The second shelf has the three pots on the size scale of the three little bears, and some odds and ends I can’t make out. The odds look like rocks with tea bags attached to the ends. For all I know, they are rocks with tea bags attached to them. I’m not going to speculate. The Papa Bear pot appears to hold some sort of weed. Not the smoking kind – the kind one would pull up and destroy. There does appear to be one random leaf on a very long stalk which could be coming from this pot, but it’s more likely reaching out from the Baby Bear pot. At least that’s what I’m hoping, because otherwise the Baby Bear pot is just full of dirt. Mama Bear’s pot appears to have another philodendron, this one less swirly and arguably the most appropriately shaped plant in the picture.
I can smell the moisture in this room. I can see the dampness on the floor as Aunt Joan waters these plants with a watering can, though the room is indoors, and spills water on the floor. Or overwaters, and the excess flows out of the bottom of the pots and straight onto the floor, or overflows the mismatched plates, or seeps through the cracks in the old, brittle plastic dish under the plant on the top shelf.
I have left the crowning glory of the picture for last. In the center of the top shelf, so incongruent that it crosses over the line into perfection, is an ivory-colored, anatomically correct statue of a naked man standing with one hand slightly extended toward the viewer. The statue appears to be dirty, though maybe those are shadows. I’m going with dirty. It looks as if it were dug up and placed amongst this group of misfit plants, resurrected to complete the picture and provide a story for the guest tour through this room.
“Yes, thanks, I like the statue too. I found it out digging in the garden and he just seemed at home here.”

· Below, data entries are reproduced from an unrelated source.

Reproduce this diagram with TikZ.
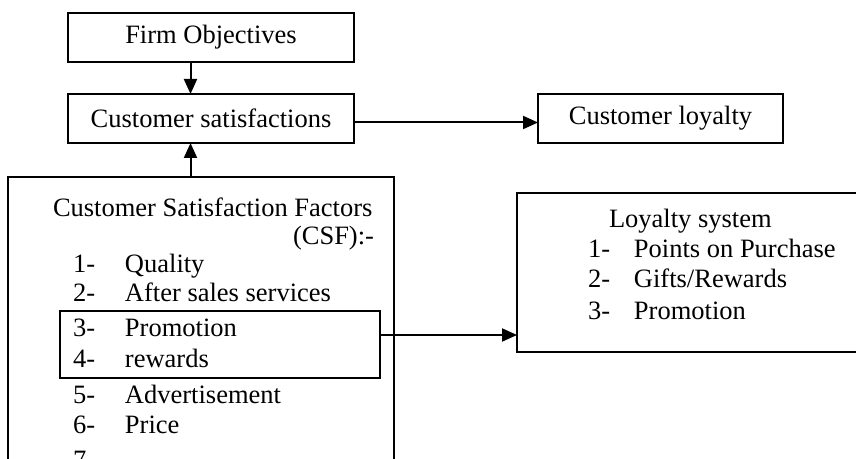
\documentclass[tikz,border=0pt]{standalone}
\usepackage{fontspec}
\setmainfont{Liberation Serif}
\usetikzlibrary{arrows.meta}

\newcommand\numtxt[3]{\makebox[#1][l]{#2}#3}

\begin{document}
\begin{tikzpicture}[x=0.5pt,y=-0.5pt,>={Triangle[length=7.5pt,width=6.5pt]},line width=1pt,
  every node/.style={font=\fontsize{13.25}{15}\selectfont},
  box/.style={draw,rectangle,inner sep=0pt,outer sep=0pt,minimum height=24.5pt},
  item/.style={anchor=base west,inner sep=0pt}]
  \useasboundingbox (0,0) rectangle (856,459);
  \clip (0,0) rectangle (856,459);

  \node[box,minimum width=143pt] (firm) at (211,37.5) {Firm Objectives};
  \node[box,minimum width=143pt] (sat) at (211,118.5) {Customer satisfactions};
  \node[box,minimum width=122.5pt] (loyal) at (660.5,118.5) {Customer loyalty};
  \node[box,minimum width=193pt,minimum height=156.5pt] (csf) at (201,333.5) {};
  \node[box,minimum width=160pt,minimum height=33.5pt] (sub) at (220,344.5) {};
  \node[box,minimum width=191.5pt,minimum height=79.5pt] (lsys) at (708.5,272.5) {};
  \coordinate (ax) at (190.5,0);

  % factors list
  \node[item] (csft) at (52,217) {Customer Satisfaction Factors};
  \node[item,anchor=base east] (csfa) at (375,245) {(CSF):-};
  \node[item] (c1) at (72,273) {\numtxt{26pt}{1-}{Quality}};
  \node[item] (c2) at (72,302) {\numtxt{26pt}{2-}{After sales services}};
  \node[item] (c3) at (72,337) {\numtxt{26pt}{3-}{Promotion}};
  \node[item] (c4) at (72,368) {\numtxt{26pt}{4-}{rewards}};
  \node[item] (c5) at (72,403) {\numtxt{26pt}{5-}{Advertisement}};
  \node[item] (c6) at (72,433) {\numtxt{26pt}{6-}{Price}};
  \node[item] (c7) at (72,468) {\numtxt{26pt}{7-}{}};

  % loyalty list
  \node[item] (lt) at (608,228) {Loyalty system};
  \node[item] (l1) at (587,258) {\numtxt{23pt}{1-}{Points on Purchase}};
  \node[item] (l2) at (587,288) {\numtxt{23pt}{2-}{Gifts/Rewards}};
  \node[item] (l3) at (587,320) {\numtxt{23pt}{3-}{Promotion}};

  \path[->]
    (firm.south -| ax) edge (sat.north -| ax)
    (csf.north -| ax) edge (sat.south -| ax)
    ([yshift=-2pt]sat.east) edge ([yshift=-2pt]loyal.west)
    ([yshift=4.75pt]sub.east) edge ([yshift=4.75pt]sub.east -| lsys.west);
\end{tikzpicture}
\end{document}
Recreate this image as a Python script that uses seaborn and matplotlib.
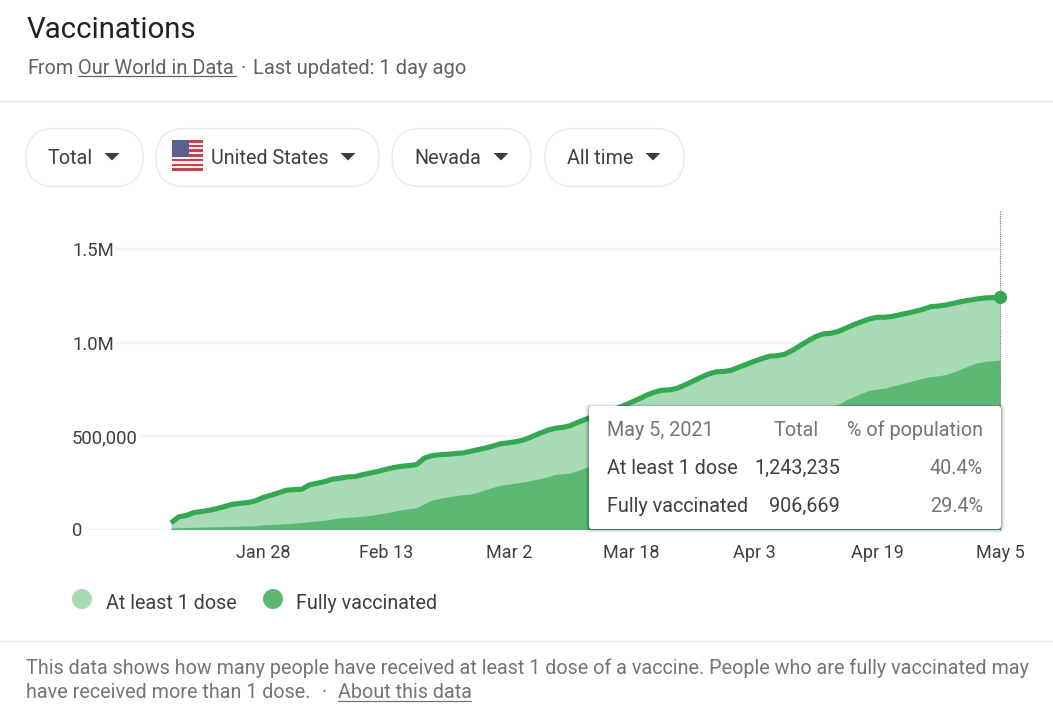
import pandas as pd
import seaborn as sns
from matplotlib import pyplot as plt
from matplotlib.patches import FancyBboxPatch, Polygon, Rectangle, Circle

# One reading per reported day, thousands of people (one day is missing in the source)
at_least_one_dose = [
    35, 68, 75, 91, 96, 103, 112, 123, 135, 140, 144, 153, 171, 183, 196, 210,
    213, 215, 238, 247, 256, 269, 274, 281, 283, 294, 302, 311, 322, 331, 338, 342,
    347, 382, 395, 400, 402, 406, 409, 418, 427, 436, 447, 459, 464, 470, 480, 496,
    514, 530, 541, 546, 555, 573, 589, 605, 618, 632, 647, 663, 681, 699, 719, 735,
    745, 747, 756, 774, 793, 813, 831, 843, 845, 852, 868, 884, 900, 914, 927, 929,
    938, 959, 984, 1009, 1032, 1046, 1050, 1060, 1078, 1096, 1112, 1126, 1135, 1135, 1140, 1149,
    1158, 1167, 1178, 1192, 1195, 1201, 1210, 1219, 1226, 1233, 1238, 1240, 1243.235,
]
fully_vaccinated = [
    8, 10, 11, 12, 13, 14, 15, 16, 17, 18, 19, 21, 25, 27, 29, 31,
    34, 37, 41, 45, 50, 56, 62, 65, 68, 71, 76, 82, 89, 97, 105, 111,
    117, 138, 157, 166, 174, 181, 186, 190, 200, 213, 226, 238, 243, 249, 254, 263,
    272, 281, 294, 298, 302, 315, 331, 340, 350, 361, 373, 386, 399, 412, 425, 438,
    451, 464, 477, 490, 503, 516, 529, 541, 553, 564, 575, 585, 595, 604, 612, 618,
    622, 626, 630, 636, 642, 650, 658, 671, 694, 712, 729, 745, 751, 756, 767, 777,
    788, 799, 809, 818, 822, 829, 843, 859, 877, 891, 898, 902, 906.669,
]
y_ticks = [0, 500000, 1000000, 1500000]
y_tick_labels = ['0', '500,000', '1.0M', '1.5M']
filters = ['Total', 'United States', 'Nevada', 'All time']

WIDTH, HEIGHT = 1053, 712
LINE = '#34a853'
LIGHT = '#a8dab5'
DARK = '#5bb974'
TEXT = '#3c4043'
SUB = '#5f6368'
MUTED = '#70757a'
RULE = '#e8eaed'
BODY = 14.2

sns.set_theme(style='white')
plt.rcParams['font.family'] = ['Roboto', 'DejaVu Sans']

dates = pd.date_range('2021-01-16', '2021-05-05').drop(pd.Timestamp('2021-02-21'))
df = pd.DataFrame({
    'point': range(len(dates)),
    'dose': [v * 1000 for v in at_least_one_dose],
    'full': [v * 1000 for v in fully_vaccinated],
})

fig = plt.figure(figsize=(WIDTH / 100, HEIGHT / 100), dpi=100)

# chart area, placed in pixels: x 72..1000, y 209.5..529.5
ax = fig.add_axes([72 / WIDTH, 1 - 529.5 / HEIGHT, 928 / WIDTH, 320 / HEIGHT])
px_per_point = (1000 - 171) / (len(dates) - 1)
px_per_person = 93.5 / 500000
ax.set_xlim(-(171 - 72) / px_per_point, len(dates) - 1)
ax.set_ylim(0, 320 / px_per_person)

ax.fill_between(df['point'], df['dose'], color=LIGHT, lw=0, zorder=2)
ax.fill_between(df['point'], df['full'], color=DARK, lw=0, zorder=3)
sns.lineplot(data=df, x='point', y='dose', color=LINE, lw=3.7, ax=ax, zorder=4,
             solid_capstyle='butt', solid_joinstyle='round')
ax.axvline(len(dates) - 1, color='#777777', lw=0.8, ls=(0, (1, 1)), zorder=5, clip_on=False)
ax.plot(df['point'].iloc[-1], df['dose'].iloc[-1], 'o', color=LINE, ms=9.5, mew=0,
        clip_on=False, zorder=6)

ax.set_xlabel('')
ax.set_ylabel('')
x_ticks = list(range(12, len(dates), 16))
ax.set_xticks(x_ticks)
ax.set_xticklabels([f'{dates[i]:%b} {dates[i].day}' for i in x_ticks])
ax.set_yticks(y_ticks)
ax.set_yticklabels(y_tick_labels)
ax.grid(axis='y', color='#f1f3f4', lw=1.6)
ax.set_axisbelow(True)
ax.tick_params(axis='x', length=6, width=1, color=RULE, labelsize=13, labelcolor=TEXT, pad=4.5)
ax.tick_params(axis='y', length=0, pad=0, labelsize=13.3, labelcolor=TEXT)
for tick_label in ax.get_yticklabels():
    tick_label.set_ha('left')
    tick_label.set_bbox(dict(facecolor='white', edgecolor='none', pad=1.5))
sns.despine(ax=ax, left=True, bottom=True)

# page furniture, in pixel coordinates
ui = fig.add_axes([0, 0, 1, 1], zorder=10)
ui.set_xlim(0, WIDTH)
ui.set_ylim(HEIGHT, 0)
ui.axis('off')
ui.patch.set_alpha(0)


def label(x, y, s, size=BODY, color=TEXT, ha='left'):
    return ui.text(x, y + 1.5, s, fontsize=size, color=color, ha=ha, va='center')


def underline(x0, x1, y, color):
    ui.plot([x0, x1], [y, y], color=color, lw=0.9)


label(27, 28, 'Vaccinations', size=21.2, color='#202124')
label(27, 67, 'From', color=SUB)
label(78, 67, 'Our World in Data', size=14.4, color=SUB)
underline(78, 236, 76, SUB)
label(241, 67, '·', color=SUB)
label(253, 67, 'Last updated: 1 day ago', size=14.5, color=SUB)
ui.plot([0, WIDTH], [100.5, 100.5], color=RULE, lw=1)

# filter pills: left, right, text start, arrow centre
pills = [(26, 143, 48, 112), (156, 379, 211, 348), (392, 531, 414, 501), (545, 684, 567, 653)]
for (x0, x1, tx, arrow), name in zip(pills, filters):
    ui.add_patch(FancyBboxPatch((x0 + 29, 157.5), x1 - x0 - 58, 0.01,
                                boxstyle='round,pad=29', fc='white', ec=RULE, lw=1))
    label(tx, 156.5, name)
    ui.add_patch(Polygon([(arrow - 7.5, 153), (arrow + 7.5, 153), (arrow, 160.5)], fc=TEXT, lw=0))

# flag
ui.add_patch(Rectangle((172, 140), 31, 31, fc='#f4eeee', lw=0))
for i in range(7):
    ui.add_patch(Rectangle((172, 140 + i * 4.7), 31, 2.5, fc='#c8414f', lw=0))
ui.add_patch(Rectangle((172, 140), 17, 16.5, fc='#5a5f8f', lw=0))

# legend
ui.add_patch(Circle((82, 599), 10, fc=LIGHT, lw=0))
label(106, 602, 'At least 1 dose')
ui.add_patch(Circle((273, 599), 10, fc=DARK, lw=0))
label(296, 602, 'Fully vaccinated')

# tooltip
for grow, alpha in [(3.5, 0.05), (2.5, 0.07), (1.5, 0.1), (0.7, 0.14)]:
    ui.add_patch(FancyBboxPatch((589, 407.5), 412, 121.5, boxstyle=f'round,pad={grow},rounding_size=4',
                                fc='black', alpha=alpha, lw=0))
ui.add_patch(FancyBboxPatch((589, 406), 412, 123, boxstyle='round,pad=0,rounding_size=3',
                            fc='white', lw=0))
label(607, 429, 'May 5, 2021', color=MUTED)
label(819, 429, 'Total', color=MUTED, ha='right')
label(983, 429, '% of population', color=MUTED, ha='right')
label(607, 467, 'At least 1 dose')
label(840, 467, '1,243,235', ha='right')
label(983, 467, '40.4%', color=MUTED, ha='right')
label(607, 505, 'Fully vaccinated')
label(840, 505, '906,669', ha='right')
label(983, 505, '29.4%', color=MUTED, ha='right')

# footer
ui.plot([0, WIDTH], [640.5, 640.5], color=RULE, lw=1)
label(26, 667, 'This data shows how many people have received at least 1 dose of a vaccine. '
               'People who are fully vaccinated may', color=MUTED)
label(26, 691, 'have received more than 1 dose.', color=MUTED)
label(322, 691, '·', color=MUTED)
label(338, 691, 'About this data', color=MUTED)
underline(338, 471, 700.5, MUTED)

fig.savefig('out.png', dpi=100, facecolor='white')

As a child with experience with the male anatomy, being in the room with the statue and adults would have made me very uncomfortable. I would have felt revealed, like everyone could tell I knew about that part of men and boys. I felt the same way around my Aunt Joan’s multiple nude paintings – where should I look? Can I look at the paintings? Do I look away from them? If I look at them will everyone see on my face that someone has touched me in those places? If I don’t look, will everyone know that I don’t need to look because I am already so familiar with all of this?
There are so many elements of my childhood in the picture. The dusty windows from houses we would visit where the only glass that mattered was the windshield separating the motorcycle rider from the road. The shelving, designed to allow water from a watering can to go from one plant to the one below it, but not impervious to the negative effects of this. The care was there, but it was loose, and there was bound to be some collateral damage. The mismatches, the dysfunction, the over- and undergrowth – all visible but unaddressed. Unspoken but not unmentionable – the ground-level blossom, the specially potted weed, the pot of dirt that might have been something, might still be something, may never have had a chance.